My initial work with Emma Andrews’ diaries has expanded to include archival material for institutional and private collections in the US and Europe related to egyptology in the so-called ‘Golden Age’ at the end of the 19th and beginning of the 20th centuries. The aim of this work is to create a digital repository of this material, which will be freely available for research and analysis.

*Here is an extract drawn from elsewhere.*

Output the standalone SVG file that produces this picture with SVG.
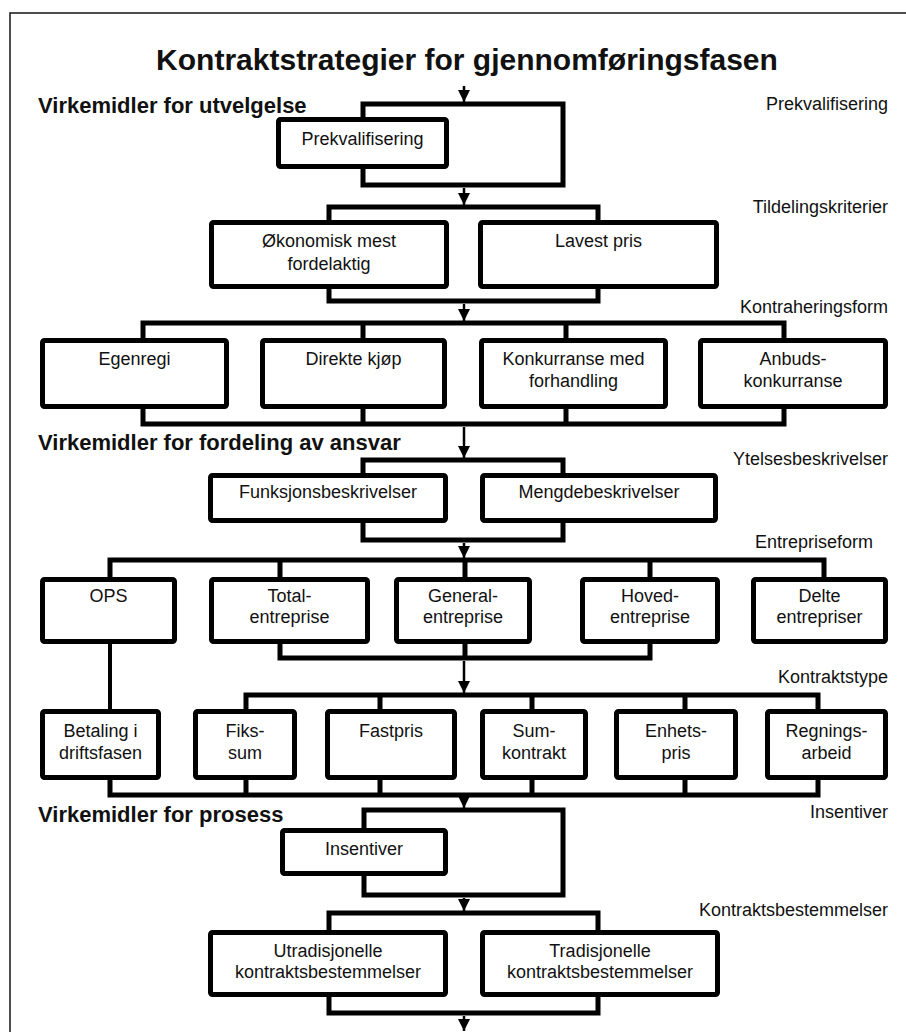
<svg xmlns="http://www.w3.org/2000/svg" width="906" height="1032" viewBox="0 0 906 1032">
  <defs>
    <marker id="ah" viewBox="0 0 12 12" refX="12" refY="6" markerWidth="12" markerHeight="12" markerUnits="userSpaceOnUse" orient="auto">
      <path d="M0,0 L12,6 L0,12 z" fill="#000"/>
    </marker>
    <style>
      .frame { fill: none; stroke: #222; stroke-width: 1.6; }
      .box { fill: #fff; stroke: #000; stroke-width: 5; }
      .wire { fill: none; stroke: #000; stroke-width: 5; stroke-linejoin: miter; stroke-linecap: square; }
      .thin { fill: none; stroke: #000; stroke-width: 4; }
      .arrow { fill: none; stroke: #000; stroke-width: 2.5; marker-end: url(#ah); }
      text { font-family: "Liberation Sans", Arial, sans-serif; fill: #111; }
      .t { font-size: 18px; text-anchor: middle; }
      .side { font-size: 18px; text-anchor: end; }
      .head { font-size: 22px; font-weight: bold; }
      .title { font-size: 30px; font-weight: bold; text-anchor: middle; }
    </style>
  </defs>

  <rect class="frame" x="10" y="13" width="910" height="1040"/>

  <text class="title" x="467" y="70">Kontraktstrategier for gjennomføringsfasen</text>
  <text class="head" x="38" y="113">Virkemidler for utvelgelse</text>
  <text class="head" x="38" y="450">Virkemidler for fordeling av ansvar</text>
  <text class="head" x="38" y="822">Virkemidler for prosess</text>

  <g id="level-labels">
    <text class="side" x="888" y="110">Prekvalifisering</text>
    <text class="side" x="888" y="213">Tildelingskriterier</text>
    <text class="side" x="888" y="313">Kontraheringsform</text>
    <text class="side" x="888" y="465">Ytelsesbeskrivelser</text>
    <text class="side" x="873" y="548">Entrepriseform</text>
    <text class="side" x="888" y="683">Kontraktstype</text>
    <text class="side" x="888" y="818">Insentiver</text>
    <text class="side" x="888" y="916">Kontraktsbestemmelser</text>
  </g>

  <g id="connectors">
    <!-- Prekvalifisering bypass -->
    <path class="wire" d="M363,118 V104 H563 V185 H363 V168"/>
    <!-- Tildelingskriterier -->
    <path class="wire" d="M329,221 V207 H598 V221"/>
    <path class="wire" d="M329,288 V301 H598 V288"/>
    <!-- Kontraheringsform -->
    <path class="wire" d="M143,339 V323 H784 V339 M363,323 V339 M566,323 V339"/>
    <path class="wire" d="M143,408 V424 H784 V408 M363,424 V408 M566,424 V408"/>
    <!-- Ytelsesbeskrivelser -->
    <path class="wire" d="M363,474 V460 H563 V474"/>
    <path class="wire" d="M363,522 V540 H563 V522"/>
    <!-- Entrepriseform -->
    <path class="wire" d="M110,578 V560 H824 V578 M280,560 V578 M465,560 V578 M650,560 V578"/>
    <path class="wire" d="M280,643 V658 H650 V643 M465,658 V643"/>
    <path class="thin" d="M110,644 V710"/>
    <!-- Kontraktstype -->
    <path class="wire" d="M246,710 V695 H818 V710 M380,695 V710 M532,695 V710 M685,695 V710"/>
    <path class="wire" d="M110,779 V795 H818 V779 M246,795 V779 M380,795 V779 M532,795 V779 M685,795 V779"/>
    <!-- Insentiver bypass -->
    <path class="wire" d="M364,829 V810 H563 V895 H364 V875"/>
    <!-- Kontraktsbestemmelser -->
    <path class="wire" d="M329,931 V913 H598 V931"/>
    <path class="wire" d="M329,996 V1013 H598 V996"/>

    <!-- flow arrows down the spine -->
    <line class="arrow" x1="464" y1="86" x2="464" y2="102"/>
    <line class="arrow" x1="464" y1="188" x2="464" y2="205"/>
    <line class="arrow" x1="464" y1="304" x2="464" y2="321"/>
    <line class="arrow" x1="464" y1="427" x2="464" y2="458"/>
    <line class="arrow" x1="464" y1="543" x2="464" y2="558"/>
    <line class="arrow" x1="464" y1="661" x2="464" y2="693"/>
    <line class="arrow" x1="464" y1="798" x2="464" y2="808"/>
    <line class="arrow" x1="464" y1="898" x2="464" y2="911"/>
    <line class="arrow" x1="464" y1="1016" x2="464" y2="1031"/>
  </g>

  <g id="prekvalifisering"><rect class="box" x="278.5" y="119.5" width="168" height="47" rx="2"/><text class="t" x="362.5" y="145">Prekvalifisering</text></g>

  <g id="okonomisk"><rect class="box" x="211.5" y="222.5" width="235" height="64" rx="2"/><text class="t" x="329" y="247">Økonomisk mest</text><text class="t" x="329" y="270">fordelaktig</text></g>
  <g id="lavest-pris"><rect class="box" x="480.5" y="222.5" width="236" height="64" rx="2"/><text class="t" x="598.5" y="247">Lavest pris</text></g>

  <g id="egenregi"><rect class="box" x="42.5" y="340.5" width="184" height="66" rx="2"/><text class="t" x="134.5" y="365">Egenregi</text></g>
  <g id="direkte-kjop"><rect class="box" x="262.5" y="340.5" width="182" height="66" rx="2"/><text class="t" x="353.5" y="365">Direkte kjøp</text></g>
  <g id="konkurranse"><rect class="box" x="481.5" y="340.5" width="184" height="66" rx="2"/><text class="t" x="573.5" y="365">Konkurranse med</text><text class="t" x="573.5" y="387">forhandling</text></g>
  <g id="anbud"><rect class="box" x="700.5" y="340.5" width="185" height="66" rx="2"/><text class="t" x="793" y="365">Anbuds-</text><text class="t" x="793" y="387">konkurranse</text></g>

  <g id="funksjon"><rect class="box" x="210.5" y="475.5" width="235" height="45" rx="2"/><text class="t" x="328" y="498">Funksjonsbeskrivelser</text></g>
  <g id="mengde"><rect class="box" x="482.5" y="475.5" width="233" height="45" rx="2"/><text class="t" x="599" y="498">Mengdebeskrivelser</text></g>

  <g id="ops"><rect class="box" x="42.5" y="579.5" width="132" height="62" rx="2"/><text class="t" x="108.5" y="602">OPS</text></g>
  <g id="total"><rect class="box" x="211.5" y="579.5" width="156" height="62" rx="2"/><text class="t" x="289.5" y="602">Total-</text><text class="t" x="289.5" y="623">entreprise</text></g>
  <g id="general"><rect class="box" x="396.5" y="579.5" width="133" height="62" rx="2"/><text class="t" x="463" y="602">General-</text><text class="t" x="463" y="623">entreprise</text></g>
  <g id="hoved"><rect class="box" x="582.5" y="579.5" width="135" height="62" rx="2"/><text class="t" x="650" y="602">Hoved-</text><text class="t" x="650" y="623">entreprise</text></g>
  <g id="delte"><rect class="box" x="753.5" y="579.5" width="132" height="62" rx="2"/><text class="t" x="819.5" y="602">Delte</text><text class="t" x="819.5" y="623">entrepriser</text></g>

  <g id="betaling"><rect class="box" x="42.5" y="711.5" width="116" height="66" rx="2"/><text class="t" x="100.5" y="737">Betaling i</text><text class="t" x="100.5" y="759">driftsfasen</text></g>
  <g id="fiks"><rect class="box" x="195.5" y="711.5" width="99" height="66" rx="2"/><text class="t" x="245" y="737">Fiks-</text><text class="t" x="245" y="759">sum</text></g>
  <g id="fastpris"><rect class="box" x="327.5" y="711.5" width="127" height="66" rx="2"/><text class="t" x="391" y="737">Fastpris</text></g>
  <g id="sum"><rect class="box" x="482.5" y="711.5" width="103" height="66" rx="2"/><text class="t" x="534" y="737">Sum-</text><text class="t" x="534" y="759">kontrakt</text></g>
  <g id="enhet"><rect class="box" x="616.5" y="711.5" width="119" height="66" rx="2"/><text class="t" x="676" y="737">Enhets-</text><text class="t" x="676" y="759">pris</text></g>
  <g id="regning"><rect class="box" x="767.5" y="711.5" width="118" height="66" rx="2"/><text class="t" x="826.5" y="737">Regnings-</text><text class="t" x="826.5" y="759">arbeid</text></g>

  <g id="insentiver"><rect class="box" x="282.5" y="830.5" width="163" height="43" rx="2"/><text class="t" x="364" y="855">Insentiver</text></g>

  <g id="utradisjonelle"><rect class="box" x="210.5" y="932.5" width="235" height="62" rx="2"/><text class="t" x="328" y="957">Utradisjonelle</text><text class="t" x="328" y="978">kontraktsbestemmelser</text></g>
  <g id="tradisjonelle"><rect class="box" x="482.5" y="932.5" width="235" height="62" rx="2"/><text class="t" x="600" y="957">Tradisjonelle</text><text class="t" x="600" y="978">kontraktsbestemmelser</text></g>
</svg>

One of the goals of the Emma B. Andrews project is to re-create Emma’s network of correspondents and her social circle on a digital platform. Working collaboratively with student interns, I have been been researching biographical information about the individuals Emma interacts with and describes in her diaries, and the preliminary results are displayed in our ‘Emmapedia‘. This resource is constantly being updated with the aim of creating a searchable biographical index, linked dynamically to the encoded diary and other related historical material.
Mrs. Emma B. Andrews
Emma B. Andrews is best remembered for her association with the millionaire lawyer turned archaeologist/art and antiquities collector, Theodore M. Davis. Traveling to Egypt with him between 1889 and 1912, she kept detailed journals of these voyages along the Nile, including his important yet under-reported excavations of 20 significant tombs in the Valley of the Kings. Emma provides a vital commentary on the archaeology and pioneering Egyptologists of the time. She paints a revealing picture of the lives of the colonial gentry and the cultural and scientific literati in Egypt at the dawn of the twentieth century. Yet little is known about this intriguing woman; my ongoing research includes seeking out information about Emma’s life with the goal of writing her biography which is set against the backdrop of cultural change, war, fabulous wealth and intercontinental travel.
Emma’s diaries are unpublished; analysis of the 19 volumes will afford scholars and a general audience access to important historical material for the first time. I am also working to transcribe and encode related archival material from institutional and private collections, including letters written to and by Emma Andrews.